### JOB
Sift the listing for lines that hold the string "this" and pull them out.

### DATASET ROWS
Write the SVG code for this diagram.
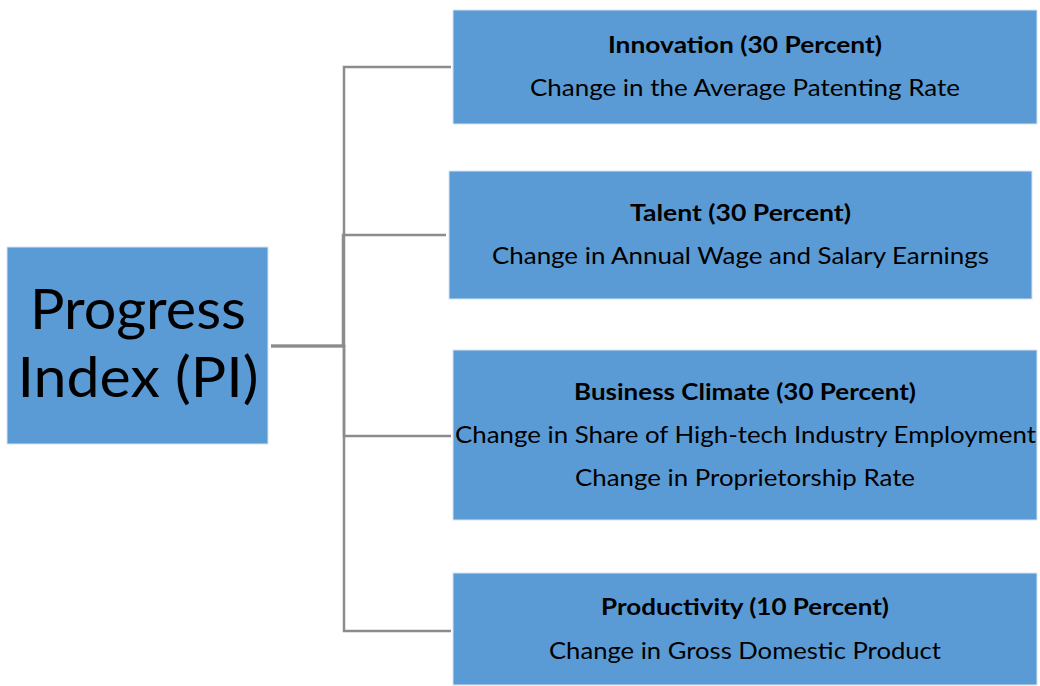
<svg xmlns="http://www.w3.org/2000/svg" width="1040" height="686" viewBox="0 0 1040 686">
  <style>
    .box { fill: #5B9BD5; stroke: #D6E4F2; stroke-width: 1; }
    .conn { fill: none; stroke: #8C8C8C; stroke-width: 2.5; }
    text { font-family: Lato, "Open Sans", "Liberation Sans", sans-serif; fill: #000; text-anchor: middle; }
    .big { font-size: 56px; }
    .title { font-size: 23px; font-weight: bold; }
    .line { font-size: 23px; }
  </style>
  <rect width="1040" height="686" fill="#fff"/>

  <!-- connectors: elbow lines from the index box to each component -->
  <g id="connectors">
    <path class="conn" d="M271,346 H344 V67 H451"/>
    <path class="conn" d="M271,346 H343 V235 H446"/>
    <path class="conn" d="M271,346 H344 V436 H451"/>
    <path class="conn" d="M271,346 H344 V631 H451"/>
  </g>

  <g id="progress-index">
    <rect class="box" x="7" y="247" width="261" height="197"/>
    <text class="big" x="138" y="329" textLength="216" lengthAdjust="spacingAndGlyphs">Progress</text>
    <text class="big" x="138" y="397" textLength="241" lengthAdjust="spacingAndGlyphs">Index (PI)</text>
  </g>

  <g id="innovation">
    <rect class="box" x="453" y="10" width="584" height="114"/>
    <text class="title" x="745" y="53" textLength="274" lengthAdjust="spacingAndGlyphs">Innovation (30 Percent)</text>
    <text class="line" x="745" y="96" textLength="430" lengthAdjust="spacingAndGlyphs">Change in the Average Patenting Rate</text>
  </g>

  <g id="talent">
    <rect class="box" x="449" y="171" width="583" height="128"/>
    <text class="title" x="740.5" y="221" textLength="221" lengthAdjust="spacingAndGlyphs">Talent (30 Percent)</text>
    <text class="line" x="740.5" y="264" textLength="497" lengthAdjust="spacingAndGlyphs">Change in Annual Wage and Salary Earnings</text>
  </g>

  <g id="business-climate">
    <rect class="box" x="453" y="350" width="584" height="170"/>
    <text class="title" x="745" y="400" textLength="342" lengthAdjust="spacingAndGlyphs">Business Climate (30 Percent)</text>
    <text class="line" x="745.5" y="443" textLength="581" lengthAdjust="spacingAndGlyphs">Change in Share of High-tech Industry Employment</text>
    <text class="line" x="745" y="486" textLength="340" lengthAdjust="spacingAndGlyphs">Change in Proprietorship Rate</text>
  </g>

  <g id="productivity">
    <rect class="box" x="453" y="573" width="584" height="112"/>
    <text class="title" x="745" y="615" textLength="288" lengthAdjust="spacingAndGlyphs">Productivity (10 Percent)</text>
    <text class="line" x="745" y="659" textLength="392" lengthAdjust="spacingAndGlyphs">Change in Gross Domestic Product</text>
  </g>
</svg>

...

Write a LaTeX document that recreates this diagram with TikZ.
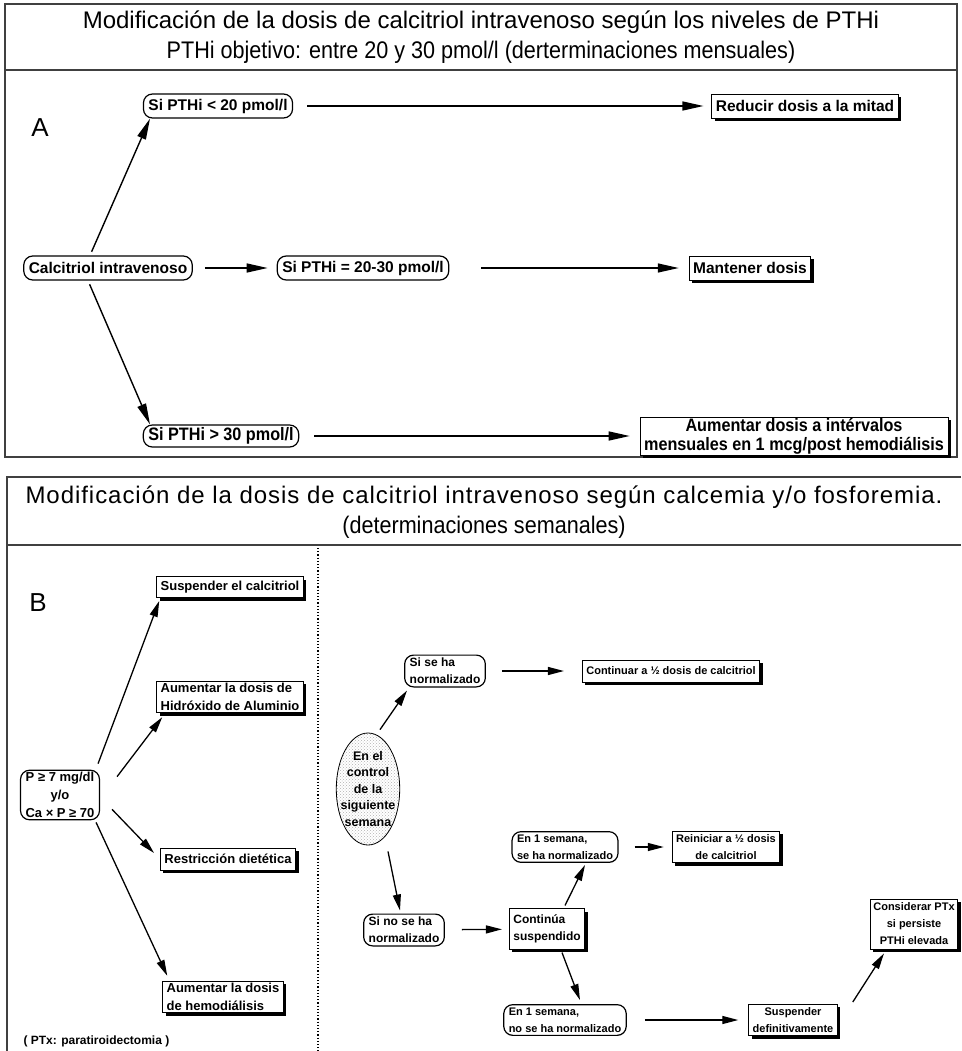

### EXERCISE ANSWER
Write the SVG code for this diagram.
Write a LaTeX document that recreates this diagram with TikZ.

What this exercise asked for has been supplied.